Specifically, fscanf() returns the number of items it has successfully read, or EOF (which is a negative value, typically -1) if the input ended before anything at all could be read. Thus, your input loop might look something like this:
while (1) {
/* ... */
int n = fscanf(ptr, "...", ...);
if (n == EOF && !ferror(ptr)) {
/* we've reached the end of the input; stop the loop */
break;
} else if (n < items_requested) {
if (ferror(ptr)) perror("Error reading input file");
else fprintf(stderr, "Parse error or unexpected end of input!\n");
exit(1); /* or do whatever you want to handle the error */
}
/* ... */
}
That said, there may be other options, too. For example, if your input is structured as lines (which a lot of text input is), you may be better off reading the input line by line with fgets(), and then parsing the lines e.g. with sscanf().
Also, technically, there is a way to peek one byte ahead in the input, using ungetc().

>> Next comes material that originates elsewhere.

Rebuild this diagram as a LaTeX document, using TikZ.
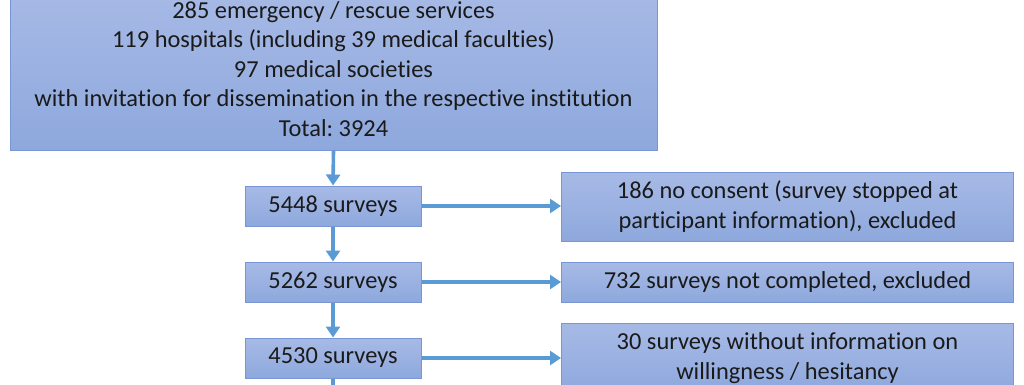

That is, you could do something like this:
int c;
while ((c = getc(ptr)) != EOF) {
ungetc(c, ptr);
/* ... now read and parse the input ... */
}
The problem is that this only checks that you can read one more byte before EOF; it doesn't, and can't, actually check that your fscanf() call will have enough data to match all the requested items. Thus, you still need to check the return value of fscanf() anyway — and if you're going to do that, you might as well use it for EOF detection too.